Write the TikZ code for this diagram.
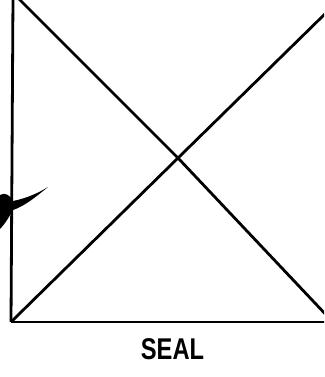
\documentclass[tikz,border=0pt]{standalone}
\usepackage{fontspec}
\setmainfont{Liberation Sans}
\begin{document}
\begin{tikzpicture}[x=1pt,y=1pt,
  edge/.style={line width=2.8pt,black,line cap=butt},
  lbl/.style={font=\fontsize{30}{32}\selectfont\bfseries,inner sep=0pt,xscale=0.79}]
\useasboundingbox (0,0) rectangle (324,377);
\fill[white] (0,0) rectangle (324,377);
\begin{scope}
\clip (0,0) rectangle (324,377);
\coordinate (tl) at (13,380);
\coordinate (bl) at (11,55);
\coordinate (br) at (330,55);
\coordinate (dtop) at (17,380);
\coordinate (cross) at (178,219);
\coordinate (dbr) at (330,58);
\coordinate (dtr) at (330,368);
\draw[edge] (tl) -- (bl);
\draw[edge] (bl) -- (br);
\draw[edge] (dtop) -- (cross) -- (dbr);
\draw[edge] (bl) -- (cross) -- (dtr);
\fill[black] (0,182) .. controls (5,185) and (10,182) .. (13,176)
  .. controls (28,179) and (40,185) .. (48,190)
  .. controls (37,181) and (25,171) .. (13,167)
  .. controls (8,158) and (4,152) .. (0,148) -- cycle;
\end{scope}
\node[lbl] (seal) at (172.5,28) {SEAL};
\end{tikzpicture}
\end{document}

++++++++

_Prompt_
Without the pictures, copy the material exactly as given.

_Output_
Write the TikZ code for this diagram.
\documentclass[tikz,border=0pt]{standalone}
\usepackage{fontspec}
\setmainfont{Liberation Sans}
\begin{document}
\begin{tikzpicture}[x=1pt,y=1pt,
  edge/.style={line width=2.8pt,black,line cap=butt},
  lbl/.style={font=\fontsize{30}{32}\selectfont\bfseries,inner sep=0pt,xscale=0.79}]
\useasboundingbox (0,0) rectangle (324,377);
\fill[white] (0,0) rectangle (324,377);
\begin{scope}
\clip (0,0) rectangle (324,377);
\coordinate (tl) at (13,380);
\coordinate (bl) at (11,55);
\coordinate (br) at (330,55);
\coordinate (dtop) at (17,380);
\coordinate (cross) at (178,219);
\coordinate (dbr) at (330,58);
\coordinate (dtr) at (330,368);
\draw[edge] (tl) -- (bl);
\draw[edge] (bl) -- (br);
\draw[edge] (dtop) -- (cross) -- (dbr);
\draw[edge] (bl) -- (cross) -- (dtr);
\fill[black] (0,182) .. controls (5,185) and (10,182) .. (13,176)
  .. controls (28,179) and (40,185) .. (48,190)
  .. controls (37,181) and (25,171) .. (13,167)
  .. controls (8,158) and (4,152) .. (0,148) -- cycle;
\end{scope}
\node[lbl] (seal) at (172.5,28) {SEAL};
\end{tikzpicture}
\end{document}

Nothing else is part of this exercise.